Cardinality of the set of continuous functions which have the same integral value on some interval

Question

Suppose that we take some continuous real function of a real variable $f$ which is defined on the set $[a,b]$ and that we have $\int_{a}^{b}f(x)dx=\alpha$.

Now, let us denote by $SIV_{\alpha}([a,b])$ the set of functions such that we have, if $g \in SIV_{\alpha}([a,b])$ then $g$ is defined on $[a,b]$, $g$ is continuous on $[a,b]$ and $\int_{a}^{b}g(x)dx=\alpha$.
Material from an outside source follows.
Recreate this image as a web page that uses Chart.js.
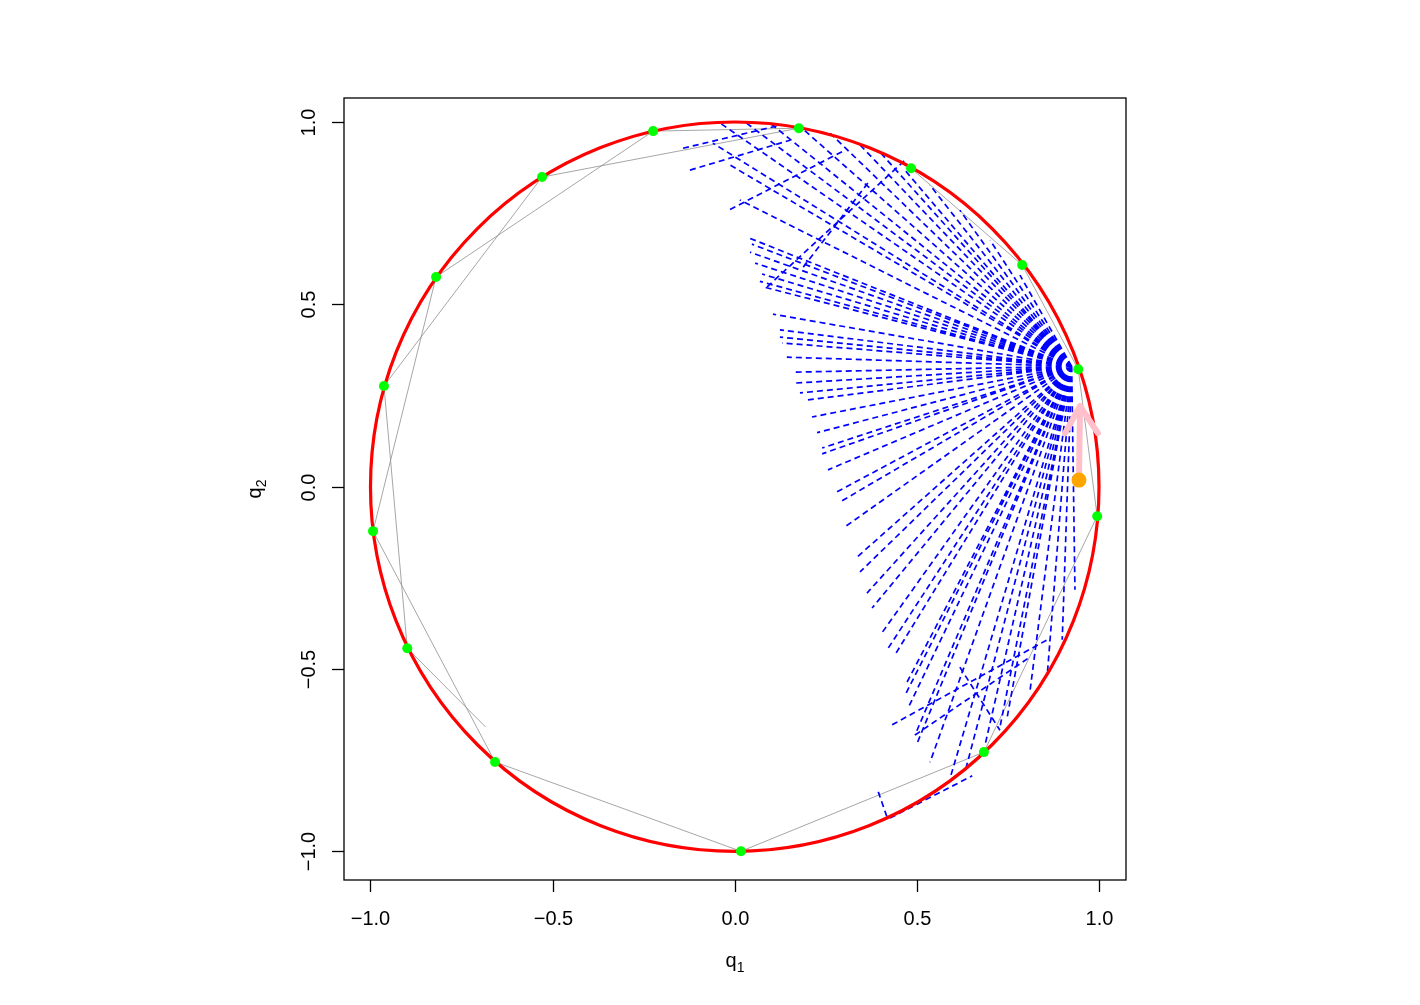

So $SIV_{\alpha}([a,b])$ is the set of all real functions of a real variable which are defined and continuous on the set $[a,b]$ and whose integral on the set $[a,b]$ is equal $\alpha$.

Let now $C([a,b])$ be the set of all continuous real functions of a real variable defined on the set $[a,b]$.

Does there exist bijection between the sets $C([a,b])$ and $SIV_{\alpha}([a,b])$?

Answer 1

The cardinality of $SIV_{\alpha}([a,b])$ is equal to the one of $C([a,b])$ which is equal to the one of $\mathbb R$, i.e. the cardinality of the continuum.

To see that $C([a,b])$ has the cardinality of the continuum, you can have a look to this post.

Then it is easy to see that $SIV_{\alpha}([a,b])$ has also at least the cardinality of the continuum as you can find $f \in SIV_{\alpha}([a,b])$ with $f(a)$ equal to whatever real number you want. As the cardinality of $SIV_{\alpha}([a,b])$ is obviously less than or equal to the one of $C([a,b])$, you're done.